**RECORD EXTRACTS**
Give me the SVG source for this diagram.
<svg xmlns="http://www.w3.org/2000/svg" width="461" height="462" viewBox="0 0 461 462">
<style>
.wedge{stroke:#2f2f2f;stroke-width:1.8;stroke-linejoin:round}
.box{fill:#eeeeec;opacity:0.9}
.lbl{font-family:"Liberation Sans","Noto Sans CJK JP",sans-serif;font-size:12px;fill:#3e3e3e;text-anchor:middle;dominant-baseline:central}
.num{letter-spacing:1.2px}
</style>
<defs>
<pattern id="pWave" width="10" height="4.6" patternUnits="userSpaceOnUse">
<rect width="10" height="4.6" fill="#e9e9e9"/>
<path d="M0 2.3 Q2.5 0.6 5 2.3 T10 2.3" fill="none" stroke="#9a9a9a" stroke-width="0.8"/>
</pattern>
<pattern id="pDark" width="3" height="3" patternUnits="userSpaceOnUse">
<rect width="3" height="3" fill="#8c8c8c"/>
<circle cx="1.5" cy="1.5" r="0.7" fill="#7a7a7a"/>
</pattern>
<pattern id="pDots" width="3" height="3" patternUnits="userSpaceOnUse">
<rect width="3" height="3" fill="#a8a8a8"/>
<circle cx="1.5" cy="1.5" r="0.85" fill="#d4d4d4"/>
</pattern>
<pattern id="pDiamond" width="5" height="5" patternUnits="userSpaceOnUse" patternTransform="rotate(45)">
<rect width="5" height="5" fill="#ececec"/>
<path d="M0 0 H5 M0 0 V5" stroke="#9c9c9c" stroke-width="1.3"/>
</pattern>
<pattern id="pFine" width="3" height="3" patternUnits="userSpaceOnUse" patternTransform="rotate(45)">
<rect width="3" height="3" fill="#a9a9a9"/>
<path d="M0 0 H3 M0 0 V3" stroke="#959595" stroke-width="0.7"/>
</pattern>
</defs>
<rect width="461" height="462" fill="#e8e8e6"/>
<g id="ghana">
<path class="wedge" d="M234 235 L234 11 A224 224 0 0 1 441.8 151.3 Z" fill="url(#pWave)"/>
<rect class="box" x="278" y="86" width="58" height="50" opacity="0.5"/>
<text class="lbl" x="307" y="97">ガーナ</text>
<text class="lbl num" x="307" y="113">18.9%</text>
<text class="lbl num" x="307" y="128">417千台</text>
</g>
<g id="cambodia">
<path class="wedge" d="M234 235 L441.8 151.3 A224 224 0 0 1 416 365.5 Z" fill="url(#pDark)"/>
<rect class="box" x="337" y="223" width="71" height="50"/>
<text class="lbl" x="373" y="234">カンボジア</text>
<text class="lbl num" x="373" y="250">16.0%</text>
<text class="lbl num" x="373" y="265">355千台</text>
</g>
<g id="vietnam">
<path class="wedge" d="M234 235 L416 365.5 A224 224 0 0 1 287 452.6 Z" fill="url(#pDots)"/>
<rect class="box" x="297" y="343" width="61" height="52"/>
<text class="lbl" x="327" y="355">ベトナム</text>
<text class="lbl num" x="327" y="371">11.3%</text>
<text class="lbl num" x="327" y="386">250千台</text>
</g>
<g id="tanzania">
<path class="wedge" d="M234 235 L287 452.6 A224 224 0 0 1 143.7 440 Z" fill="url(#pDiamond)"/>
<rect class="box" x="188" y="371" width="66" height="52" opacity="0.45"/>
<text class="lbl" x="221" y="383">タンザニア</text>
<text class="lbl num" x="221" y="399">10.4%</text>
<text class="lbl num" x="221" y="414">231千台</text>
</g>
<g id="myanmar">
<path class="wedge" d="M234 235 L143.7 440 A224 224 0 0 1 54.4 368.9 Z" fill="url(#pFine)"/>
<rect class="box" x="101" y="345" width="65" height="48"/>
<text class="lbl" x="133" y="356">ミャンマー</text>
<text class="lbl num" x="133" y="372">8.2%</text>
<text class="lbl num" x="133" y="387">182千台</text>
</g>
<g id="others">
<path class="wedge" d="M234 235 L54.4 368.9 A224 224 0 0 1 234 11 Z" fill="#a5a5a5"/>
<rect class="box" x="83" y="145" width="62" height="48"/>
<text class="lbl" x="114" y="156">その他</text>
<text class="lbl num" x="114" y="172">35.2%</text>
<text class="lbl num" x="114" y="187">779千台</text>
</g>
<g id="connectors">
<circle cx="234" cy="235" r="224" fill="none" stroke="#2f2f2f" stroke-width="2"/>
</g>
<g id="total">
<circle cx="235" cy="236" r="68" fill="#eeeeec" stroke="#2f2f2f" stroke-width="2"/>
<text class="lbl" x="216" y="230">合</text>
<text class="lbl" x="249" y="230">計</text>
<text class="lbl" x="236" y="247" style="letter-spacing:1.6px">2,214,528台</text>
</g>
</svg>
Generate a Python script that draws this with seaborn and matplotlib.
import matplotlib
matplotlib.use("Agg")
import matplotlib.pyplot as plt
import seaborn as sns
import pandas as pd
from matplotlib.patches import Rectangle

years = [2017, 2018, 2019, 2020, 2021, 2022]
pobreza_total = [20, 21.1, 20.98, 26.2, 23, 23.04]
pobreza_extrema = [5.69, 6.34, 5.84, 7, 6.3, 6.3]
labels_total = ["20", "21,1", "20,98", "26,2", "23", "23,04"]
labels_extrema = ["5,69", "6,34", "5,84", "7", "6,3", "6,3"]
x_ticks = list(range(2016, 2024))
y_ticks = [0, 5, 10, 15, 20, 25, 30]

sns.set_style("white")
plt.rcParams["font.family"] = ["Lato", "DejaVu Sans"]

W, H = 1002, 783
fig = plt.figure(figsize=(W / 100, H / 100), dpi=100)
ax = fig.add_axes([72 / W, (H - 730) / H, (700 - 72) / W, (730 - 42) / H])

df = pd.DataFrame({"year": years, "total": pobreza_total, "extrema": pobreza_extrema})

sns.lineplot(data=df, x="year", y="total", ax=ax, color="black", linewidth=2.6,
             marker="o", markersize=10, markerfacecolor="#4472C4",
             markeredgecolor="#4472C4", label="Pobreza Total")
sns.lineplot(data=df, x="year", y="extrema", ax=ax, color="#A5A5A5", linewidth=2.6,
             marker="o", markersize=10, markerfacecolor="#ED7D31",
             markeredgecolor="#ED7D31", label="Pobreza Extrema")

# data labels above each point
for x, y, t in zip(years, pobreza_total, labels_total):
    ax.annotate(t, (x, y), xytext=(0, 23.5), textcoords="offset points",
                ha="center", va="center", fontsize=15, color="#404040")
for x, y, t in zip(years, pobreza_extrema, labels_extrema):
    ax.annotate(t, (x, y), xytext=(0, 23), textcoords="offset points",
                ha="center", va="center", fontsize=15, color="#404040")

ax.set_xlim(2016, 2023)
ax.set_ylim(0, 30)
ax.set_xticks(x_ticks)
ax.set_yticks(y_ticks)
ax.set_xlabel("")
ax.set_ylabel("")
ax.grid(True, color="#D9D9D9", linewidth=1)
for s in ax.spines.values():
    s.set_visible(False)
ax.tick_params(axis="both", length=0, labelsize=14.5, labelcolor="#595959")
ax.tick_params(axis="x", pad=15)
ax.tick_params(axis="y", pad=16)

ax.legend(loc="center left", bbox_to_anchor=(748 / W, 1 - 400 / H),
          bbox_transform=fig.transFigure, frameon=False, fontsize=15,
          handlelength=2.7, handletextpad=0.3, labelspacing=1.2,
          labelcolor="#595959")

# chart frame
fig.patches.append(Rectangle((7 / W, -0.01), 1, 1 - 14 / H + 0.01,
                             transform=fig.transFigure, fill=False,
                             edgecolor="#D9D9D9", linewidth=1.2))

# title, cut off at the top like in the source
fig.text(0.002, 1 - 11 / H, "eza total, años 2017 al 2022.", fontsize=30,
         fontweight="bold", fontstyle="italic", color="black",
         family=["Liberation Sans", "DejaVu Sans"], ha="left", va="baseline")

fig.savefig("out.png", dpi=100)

**EXERCISE DETAILS**
Each line from the line with "Generate a Python" to the line with "from matplotlib.patches import Rectangle" is to be echoed exactly; both boundary lines are included, and nothing else is to be output.

**IN RESPONSE**
Generate a Python script that draws this with seaborn and matplotlib.
import matplotlib
matplotlib.use("Agg")
import matplotlib.pyplot as plt
import seaborn as sns
import pandas as pd
from matplotlib.patches import Rectangle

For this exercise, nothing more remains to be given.